Objective ->
Please print the lines between the one with "Write a Python" and the one with "counts_280 = [3, 3, 2, 3, 3, 0, 0, 1]", both ends included, exactly as written, with no pictures.

Input records ->
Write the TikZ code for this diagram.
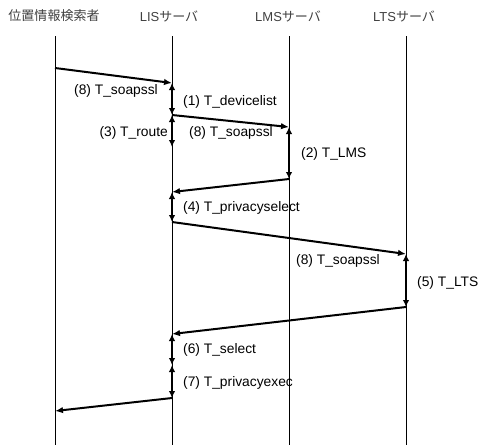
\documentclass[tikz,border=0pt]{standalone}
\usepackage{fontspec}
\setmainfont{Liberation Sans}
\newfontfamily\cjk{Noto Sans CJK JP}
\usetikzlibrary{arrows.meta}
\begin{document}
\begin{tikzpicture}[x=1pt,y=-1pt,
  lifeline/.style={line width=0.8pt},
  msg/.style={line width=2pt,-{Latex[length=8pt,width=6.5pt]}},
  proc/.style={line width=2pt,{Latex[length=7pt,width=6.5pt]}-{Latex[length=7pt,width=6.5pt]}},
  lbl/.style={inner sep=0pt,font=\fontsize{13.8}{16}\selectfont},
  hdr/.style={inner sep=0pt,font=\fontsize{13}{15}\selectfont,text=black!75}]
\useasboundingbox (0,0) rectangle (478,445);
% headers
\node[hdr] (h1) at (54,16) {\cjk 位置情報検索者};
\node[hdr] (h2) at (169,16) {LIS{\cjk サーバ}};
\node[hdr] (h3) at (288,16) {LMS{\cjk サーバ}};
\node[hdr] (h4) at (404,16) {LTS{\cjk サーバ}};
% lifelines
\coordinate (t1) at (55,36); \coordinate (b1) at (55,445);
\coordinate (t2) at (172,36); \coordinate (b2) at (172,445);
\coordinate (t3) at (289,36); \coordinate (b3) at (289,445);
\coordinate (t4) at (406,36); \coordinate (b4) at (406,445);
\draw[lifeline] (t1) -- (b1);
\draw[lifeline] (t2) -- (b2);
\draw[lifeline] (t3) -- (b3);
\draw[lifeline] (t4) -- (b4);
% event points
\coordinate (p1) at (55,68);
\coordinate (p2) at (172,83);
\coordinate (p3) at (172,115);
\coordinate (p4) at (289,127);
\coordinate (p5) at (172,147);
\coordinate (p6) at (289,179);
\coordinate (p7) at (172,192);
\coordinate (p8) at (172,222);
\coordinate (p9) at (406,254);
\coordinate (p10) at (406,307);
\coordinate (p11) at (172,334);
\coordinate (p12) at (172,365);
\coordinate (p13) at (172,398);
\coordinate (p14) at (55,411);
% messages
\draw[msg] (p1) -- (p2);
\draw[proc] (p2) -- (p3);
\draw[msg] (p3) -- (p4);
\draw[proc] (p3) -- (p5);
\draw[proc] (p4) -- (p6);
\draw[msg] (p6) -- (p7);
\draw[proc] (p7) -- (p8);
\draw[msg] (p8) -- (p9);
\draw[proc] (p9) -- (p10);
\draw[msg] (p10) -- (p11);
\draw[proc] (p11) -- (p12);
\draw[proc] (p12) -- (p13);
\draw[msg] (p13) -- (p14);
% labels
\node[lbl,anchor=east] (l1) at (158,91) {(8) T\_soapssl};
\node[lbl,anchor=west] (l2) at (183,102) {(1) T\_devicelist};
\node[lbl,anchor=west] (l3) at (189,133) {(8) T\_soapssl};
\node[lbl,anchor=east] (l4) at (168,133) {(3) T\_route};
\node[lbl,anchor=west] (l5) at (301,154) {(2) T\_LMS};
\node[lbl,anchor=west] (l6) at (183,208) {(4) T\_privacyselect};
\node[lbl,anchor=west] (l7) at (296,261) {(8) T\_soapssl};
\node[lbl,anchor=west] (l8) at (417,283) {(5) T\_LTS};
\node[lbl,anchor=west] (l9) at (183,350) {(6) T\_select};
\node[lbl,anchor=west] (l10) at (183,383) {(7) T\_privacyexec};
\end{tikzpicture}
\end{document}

...

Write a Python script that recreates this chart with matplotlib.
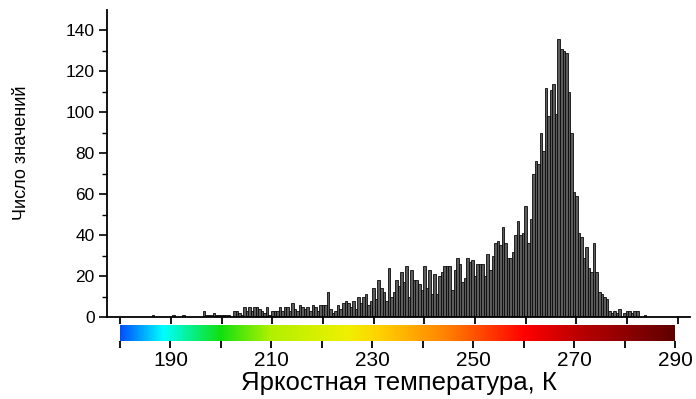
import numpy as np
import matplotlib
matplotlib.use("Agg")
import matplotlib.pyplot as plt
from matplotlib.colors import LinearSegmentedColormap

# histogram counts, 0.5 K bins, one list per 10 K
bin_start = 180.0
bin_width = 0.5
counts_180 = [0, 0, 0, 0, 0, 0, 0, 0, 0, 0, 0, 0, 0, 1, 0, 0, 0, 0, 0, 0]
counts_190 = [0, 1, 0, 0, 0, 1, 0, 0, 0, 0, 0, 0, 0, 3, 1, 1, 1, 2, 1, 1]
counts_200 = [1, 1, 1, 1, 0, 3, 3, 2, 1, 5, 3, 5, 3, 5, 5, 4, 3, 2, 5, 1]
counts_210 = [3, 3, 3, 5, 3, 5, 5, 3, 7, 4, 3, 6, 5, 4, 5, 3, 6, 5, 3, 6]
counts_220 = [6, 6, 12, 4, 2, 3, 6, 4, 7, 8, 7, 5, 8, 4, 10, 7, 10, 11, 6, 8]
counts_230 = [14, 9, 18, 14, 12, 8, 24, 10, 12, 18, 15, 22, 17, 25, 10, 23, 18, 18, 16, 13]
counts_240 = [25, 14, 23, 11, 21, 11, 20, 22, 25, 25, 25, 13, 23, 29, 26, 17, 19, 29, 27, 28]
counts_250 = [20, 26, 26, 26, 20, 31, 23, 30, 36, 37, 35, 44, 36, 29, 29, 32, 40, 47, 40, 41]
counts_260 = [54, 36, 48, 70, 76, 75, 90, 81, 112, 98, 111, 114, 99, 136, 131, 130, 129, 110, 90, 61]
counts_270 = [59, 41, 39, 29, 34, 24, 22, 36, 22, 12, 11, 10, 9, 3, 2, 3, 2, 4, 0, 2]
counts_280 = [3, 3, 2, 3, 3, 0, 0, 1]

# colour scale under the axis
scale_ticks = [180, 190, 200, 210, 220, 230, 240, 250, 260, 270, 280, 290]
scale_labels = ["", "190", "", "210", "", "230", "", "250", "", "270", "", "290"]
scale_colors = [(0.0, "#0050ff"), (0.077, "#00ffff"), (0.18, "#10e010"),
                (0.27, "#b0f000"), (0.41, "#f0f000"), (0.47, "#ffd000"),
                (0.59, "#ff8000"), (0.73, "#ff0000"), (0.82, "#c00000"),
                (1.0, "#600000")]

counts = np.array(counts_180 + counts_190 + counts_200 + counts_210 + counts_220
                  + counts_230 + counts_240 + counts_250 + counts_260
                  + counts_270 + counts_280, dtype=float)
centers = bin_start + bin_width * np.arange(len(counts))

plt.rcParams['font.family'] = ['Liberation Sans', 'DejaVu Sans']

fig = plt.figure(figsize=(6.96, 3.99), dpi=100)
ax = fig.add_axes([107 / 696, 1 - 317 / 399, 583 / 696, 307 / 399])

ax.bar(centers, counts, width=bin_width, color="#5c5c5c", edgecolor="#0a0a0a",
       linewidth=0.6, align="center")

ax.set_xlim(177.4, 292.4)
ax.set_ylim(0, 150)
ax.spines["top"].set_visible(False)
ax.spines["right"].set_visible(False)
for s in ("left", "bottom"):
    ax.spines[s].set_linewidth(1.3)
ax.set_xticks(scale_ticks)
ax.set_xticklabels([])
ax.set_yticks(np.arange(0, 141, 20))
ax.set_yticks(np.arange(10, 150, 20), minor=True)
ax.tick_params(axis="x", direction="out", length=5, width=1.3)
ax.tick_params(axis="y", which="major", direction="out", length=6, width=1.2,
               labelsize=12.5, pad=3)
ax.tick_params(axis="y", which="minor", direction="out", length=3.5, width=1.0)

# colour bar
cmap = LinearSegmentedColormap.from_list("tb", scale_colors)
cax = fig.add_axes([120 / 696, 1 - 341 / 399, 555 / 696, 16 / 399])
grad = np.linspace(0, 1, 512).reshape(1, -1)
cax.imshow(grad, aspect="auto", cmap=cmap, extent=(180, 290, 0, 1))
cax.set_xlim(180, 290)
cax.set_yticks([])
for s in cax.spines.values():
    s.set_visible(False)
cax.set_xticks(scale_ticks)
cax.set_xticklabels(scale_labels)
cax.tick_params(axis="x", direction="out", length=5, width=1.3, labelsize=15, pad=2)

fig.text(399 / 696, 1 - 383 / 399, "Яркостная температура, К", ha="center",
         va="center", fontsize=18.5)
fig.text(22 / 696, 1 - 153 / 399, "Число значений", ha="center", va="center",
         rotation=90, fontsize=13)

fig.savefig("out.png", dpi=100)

Reply to the task ->
Write a Python script that recreates this chart with matplotlib.
import numpy as np
import matplotlib
matplotlib.use("Agg")
import matplotlib.pyplot as plt
from matplotlib.colors import LinearSegmentedColormap

# histogram counts, 0.5 K bins, one list per 10 K
bin_start = 180.0
bin_width = 0.5
counts_180 = [0, 0, 0, 0, 0, 0, 0, 0, 0, 0, 0, 0, 0, 1, 0, 0, 0, 0, 0, 0]
counts_190 = [0, 1, 0, 0, 0, 1, 0, 0, 0, 0, 0, 0, 0, 3, 1, 1, 1, 2, 1, 1]
counts_200 = [1, 1, 1, 1, 0, 3, 3, 2, 1, 5, 3, 5, 3, 5, 5, 4, 3, 2, 5, 1]
counts_210 = [3, 3, 3, 5, 3, 5, 5, 3, 7, 4, 3, 6, 5, 4, 5, 3, 6, 5, 3, 6]
counts_220 = [6, 6, 12, 4, 2, 3, 6, 4, 7, 8, 7, 5, 8, 4, 10, 7, 10, 11, 6, 8]
counts_230 = [14, 9, 18, 14, 12, 8, 24, 10, 12, 18, 15, 22, 17, 25, 10, 23, 18, 18, 16, 13]
counts_240 = [25, 14, 23, 11, 21, 11, 20, 22, 25, 25, 25, 13, 23, 29, 26, 17, 19, 29, 27, 28]
counts_250 = [20, 26, 26, 26, 20, 31, 23, 30, 36, 37, 35, 44, 36, 29, 29, 32, 40, 47, 40, 41]
counts_260 = [54, 36, 48, 70, 76, 75, 90, 81, 112, 98, 111, 114, 99, 136, 131, 130, 129, 110, 90, 61]
counts_270 = [59, 41, 39, 29, 34, 24, 22, 36, 22, 12, 11, 10, 9, 3, 2, 3, 2, 4, 0, 2]
counts_280 = [3, 3, 2, 3, 3, 0, 0, 1]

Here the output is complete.